Aujourd’hui je vous propose un voyage aux confins de l’univers connu. Bienvenu dans un univers insoupçonné à bien des égards. De l’artiste (Geoff Love) en passant par le label (MFP) rien ne vous sera épargné et pourtant, il y a ici à creuser pour les plus téméraires. Suivez moi je vous prie.
MFP pour Music For Pleasure est un label de disque co-créé par EMI avec l’éditeur Paul Hamlyn en 1965. À la manière de Squier pour Fender, MFP cherche à répondre à une demande pour des vinyles bon marché. Ces disques étaient généralement distribués dans des circuits alternatifs tels que supermarchés, librairies etc. Souvent les disques estampillés MFP le sont aussi de l’infâmie. Vous les trouverez bien plus souvent que la moyenne dans les bacs planqués au sol à un euro. Peut-être qu’une fois, attiré par une pochette un peu amusante, vous vous laisserez tenter: il y a des bonnes pioches notamment chez Geoff Love.
Pourtant ce n’est pas gagné. Geoff Love représente en effet le versant européen de l’easy-listening. Cet arrangeur britannique est l’équivalent local des Franck Pourcel, Paul Mauriat ou James Last. Aux univers exotiques de pacotille ou space age, se substituent une musique orchestrale, lourde sur les violons. Celle-ci est très populaire dans les années 60-70 et tous les noms cités ci-dessus vendent par palette. Sur le principe cela en fera fuir plus d’un il est certain. Pourtant, en creusant un peu (pas besoin d’utiliser de marteau piqueur pour autant) ces artistes proposent des choses très intéressantes et qualitatives. J’aurais l’occasion de le démontrer ici.

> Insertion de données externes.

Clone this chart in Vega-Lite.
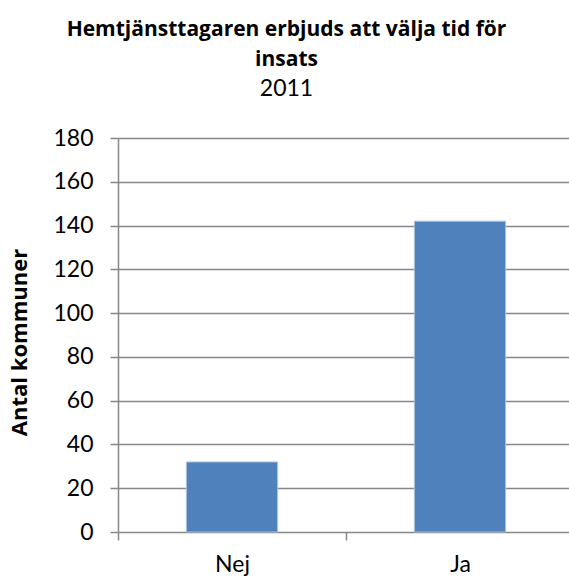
{
  "$schema": "https://vega.github.io/schema/vega-lite/v6.json",
  "width": 451,
  "height": 394,
  "autosize": {"type": "none"},
  "padding": {"left": 118, "top": 138, "right": 0, "bottom": 47},
  "background": "white",
  "title": {
    "text": ["Hemtjänsttagaren erbjuds att välja tid för", "insats"],
    "subtitle": "2011",
    "font": "Open Sans",
    "fontSize": 21,
    "fontWeight": "bold",
    "color": "black",
    "lineHeight": 30,
    "subtitleFont": "Lato",
    "subtitleFontSize": 23,
    "subtitleColor": "black",
    "subtitlePadding": 8,
    "anchor": "middle",
    "dx": -57,
    "offset": 26
  },
  "data": {
    "values": [
      {"svar": "Nej", "antal": 32},
      {"svar": "Ja", "antal": 142}
    ]
  },
  "mark": {"type": "bar", "color": "#4F81BD", "stroke": "#a9c1df", "strokeWidth": 1},
  "encoding": {
    "x": {
      "field": "svar",
      "type": "nominal",
      "sort": ["Nej", "Ja"],
      "scale": {"range": [0, 456], "paddingInner": 0.6, "paddingOuter": 0.3},
      "axis": {
        "title": null,
        "labelAngle": 0,
        "labelFont": "Lato",
        "labelFontSize": 23,
        "labelColor": "black",
        "labelPadding": 13,
        "labelOffset": 68.4,
        "domain": false,
        "grid": false,
        "ticks": true,
        "tickSize": 8,
        "tickColor": "#878787",
        "tickWidth": 1.5,
        "bandPosition": 0,
        "tickOffset": -68.4
      }
    },
    "y": {
      "field": "antal",
      "type": "quantitative",
      "scale": {"domain": [0, 180]},
      "axis": {
        "title": "Antal kommuner",
        "titleFont": "Open Sans",
        "titleFontSize": 22,
        "titleFontWeight": "bold",
        "titleColor": "black",
        "titleAngle": 270,
        "titleBaseline": "bottom",
        "titleX": -87,
        "titleY": 204,
        "values": [0, 20, 40, 60, 80, 100, 120, 140, 160, 180],
        "labelFont": "Lato",
        "labelFontSize": 23,
        "labelColor": "black",
        "labelPadding": 17,
        "domainColor": "#878787",
        "domainWidth": 1.5,
        "tickColor": "#878787",
        "tickWidth": 1.5,
        "tickSize": 8,
        "gridColor": "#878787",
        "gridWidth": 1.5
      }
    }
  },
  "config": {"view": {"stroke": null}}
}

En 1975, Geoff Love approche doucement de la soixantaine. Le jeune homme publie alors très régulièrement des disques explorant les grands thèmes du cinéma et série de l’époque. Ses versions des musiques de James Bond sont ainsi particulièrement appréciés des connaisseurs. Notre disque du jour s’intéresse lui à la musique des films d’horreur et catastrophe : accrochez vos ceintures ! À la géniale pochette belge, les Français ont préféré quelque chose d’un peu plus sobre et discret. Dommage ! Le tracklisting est en revanche identique et comporte quelques doublons avec un autre disque de Geoff Love intitulé Big Terror Movie Themes (page discogs) sorti en 1976 (et lui disponible en Angleterre).

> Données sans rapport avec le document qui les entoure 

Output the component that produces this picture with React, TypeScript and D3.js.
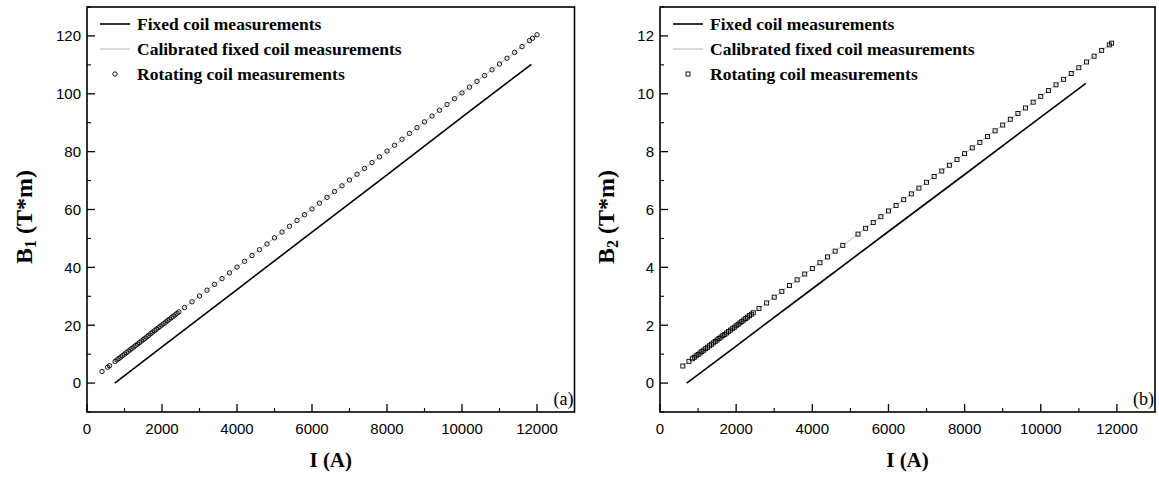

L’affaire est globalement pas très palpitante. La plupart des thèmes sont traités d’une manière assez classique et respectueuse. Pourtant, il y a aussi quelques moments plus étonnants. Le thème d’Airport 75 gagne une certaine intensité avec le traitement de Geoff Love, on penserait presque à Amicalement Vôtre de John Barry. L’autre grand gagnant de ce 33 tours est Tubular Bells de Mike Oldfield. Geoff Love en propose une version superbe tirant sur le jazz-funk. Il tire profit de la rythmique spécifique du motif pour construire un magnifique arrangement qui colle très bien avec la mélodie. On appréciera aussi une délicate guitare fuzz à mi-parcours.
Que faire et penser de ce disque ? Les moments fantastiques effacent ils un contenu par ailleurs un peu triste ? Chacun en sera juge. Pour ma part je dois dire que j’ai adoré découvrir cette version du thème de L’exorciste et je pense que ça vaut les quelques euros auxquels vous trouverez ce disque ! Peut-être d’ailleurs devriez vous vous mettre en chasse de son successeur que je mentionnais plus haut. En plus d’Airport 75 et Tubular Bells il contient une sympathique adaptation de l’excellent thème des Trois Jour du Condor de Dave Grusin et une très bonne interprétation de Death Wish d’Herbie Hancock.